New analysis of the dagger buried with King Tut confirms that the weapon was made from an iron meteorite. They used X-ray fluorescence spectrometry to study the dagger, found on Tut's mummified body by Howard Carter in 1925. Daniela Comelli of Milan Polytechnic's department of physics and her colleagues have even identified the most likely meteorite used to forge the dagger.
"We took into consideration all meteorites found within an area of 2,000 km in radius centered in the Red Sea, and we ended up with 20 iron meteorites," Comelli told Space.com. "Only one, named Kharga, turned out to have nickel and cobalt contents which are possibly consistent with the composition of the blade."
The study shows the ancient Egyptians attributed great value to meteoritic iron for the production of precious objects, possibly perceiving those chunks of iron falling from the sky as a divine message.

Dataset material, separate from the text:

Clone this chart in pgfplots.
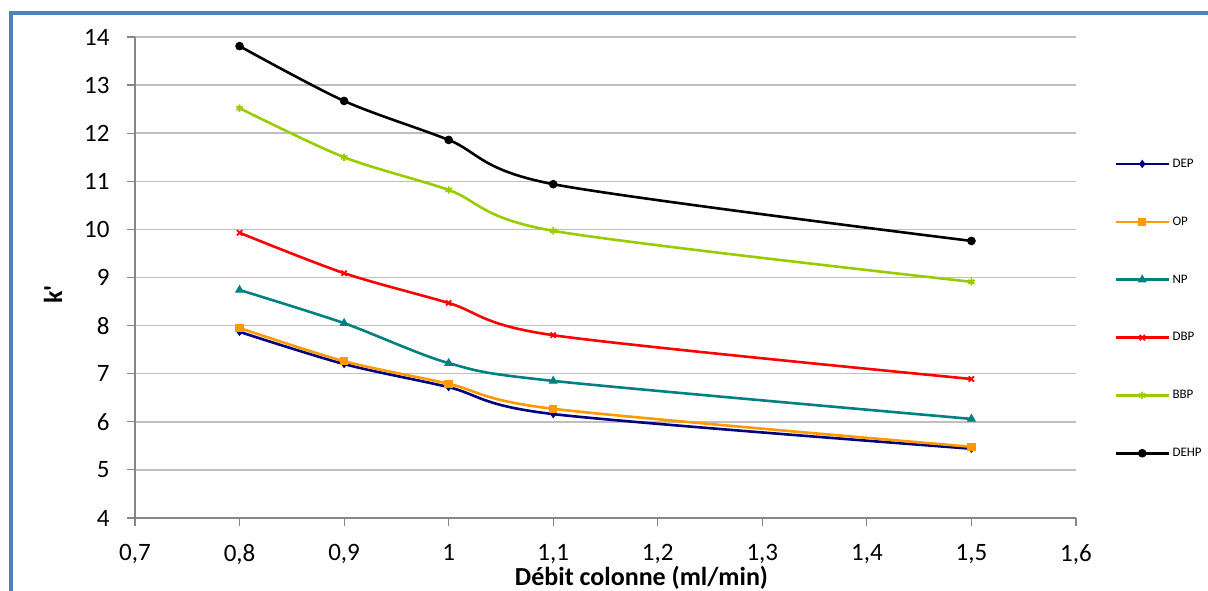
\documentclass[border=0pt]{standalone}
\usepackage{pgfplots}
\pgfplotsset{compat=1.18}
\usepackage{fontspec}
\setmainfont{Carlito}
\definecolor{bord}{HTML}{4F81BD}
\definecolor{axgray}{HTML}{868686}
\definecolor{gridgray}{HTML}{BFBFBF}
\definecolor{cDEP}{HTML}{000080}
\definecolor{cOP}{HTML}{FF9900}
\definecolor{cNP}{HTML}{008080}
\definecolor{cDBP}{HTML}{FF0000}
\definecolor{cBBP}{HTML}{99CC00}
\definecolor{cDEHP}{HTML}{000000}
\begin{document}
\begin{tikzpicture}
\path[use as bounding box] (0pt,0pt) rectangle (1208pt,591pt);
\fill[white] (0pt,0pt) rectangle (1208pt,591pt);
\draw[bord, line width=4pt] (11pt,0pt) -- (11pt,578pt) -- (1208pt,578pt);
\begin{axis}[
  at={(135pt,73pt)}, anchor=south west,
  scale only axis, width=941pt, height=481pt,
  xmin=0.7, xmax=1.6, ymin=4, ymax=14,
  xtick={0.7,0.8,0.9,1,1.1,1.2,1.3,1.4,1.5,1.6},
  ytick={4,5,6,7,8,9,10,11,12,13,14},
  axis x line*=bottom, axis y line*=left,
  axis line style={axgray, line width=1.2pt, -},
  ymajorgrids, grid style={gridgray, line width=1.5pt},
  tick align=outside, major tick length=8pt,
  tick style={axgray, line width=1.2pt},
  ticklabel style={font=\fontsize{25}{30}\selectfont},
  yticklabel style={xshift=-14pt},
  xticklabel style={yshift=-15pt},
  /pgf/number format/.cd, use comma, assume math mode=true, fixed,
  /pgfplots/.cd,
  xlabel={\textbf{Débit colonne (ml/min)}},
  xlabel style={font=\fontsize{26}{30}\selectfont, at={(axis description cs:0.5,0)}, anchor=center, xshift=36pt, yshift=-60pt},
  ylabel={\textbf{k\textquotesingle}},
  ylabel style={font=\fontsize{26}{30}\selectfont, at={(axis description cs:-0.087,0.465)}, anchor=center},
  legend style={at={(1.038,0.755)}, anchor=north west, draw=none, fill=none,
    font=\fontsize{13}{15}\selectfont, row sep=44pt, legend cell align=left},
  legend image code/.code={\draw[mark repeat=2,mark phase=2] plot coordinates {(0pt,0pt) (26pt,0pt) (53pt,0pt)};},
  every axis plot/.append style={smooth, line width=2.6pt, mark options={solid, line width=1pt}},
]
\addplot[cDEP, mark=diamond*, mark size=3.4pt] coordinates {(0.8,7.87) (0.9,7.20) (1.0,6.72) (1.1,6.16) (1.5,5.44)};
\addlegendentry{DEP}
\addplot[cOP, mark=square*, mark size=3.7pt] coordinates {(0.8,7.95) (0.9,7.26) (1.0,6.79) (1.1,6.27) (1.5,5.48)};
\addlegendentry{OP}
\addplot[cNP, mark=triangle*, mark size=4.3pt] coordinates {(0.8,8.74) (0.9,8.05) (1.0,7.22) (1.1,6.85) (1.5,6.06)};
\addlegendentry{NP}
\addplot[cDBP, mark=x, mark size=3.7pt, mark options={line width=1.8pt}] coordinates {(0.8,9.93) (0.9,9.09) (1.0,8.47) (1.1,7.80) (1.5,6.89)};
\addlegendentry{DBP}
\addplot[cBBP, mark=asterisk, mark size=3.7pt, mark options={line width=1.8pt}] coordinates {(0.8,12.52) (0.9,11.50) (1.0,10.82) (1.1,9.97) (1.5,8.91)};
\addlegendentry{BBP}
\addplot[cDEHP, mark=*, mark size=3.8pt] coordinates {(0.8,13.81) (0.9,12.67) (1.0,11.86) (1.1,10.94) (1.5,9.76)};
\addlegendentry{DEHP}
\end{axis}
\end{tikzpicture}
\end{document}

The most ancient Egyptian iron artifacts, nine small beads excavated from a cemetery along the west bank of the Nile tomb in Gerzeh and dated about 3200 BC, are also made from meteoritic iron hammered into thin sheets.
"It would be very interesting to analyze more pre-Iron Age artifacts, such as other iron objects found in King Tut's tomb. We could gain precious insights into metal working technologies in ancient Egypt and the Mediterranean," Comelli said.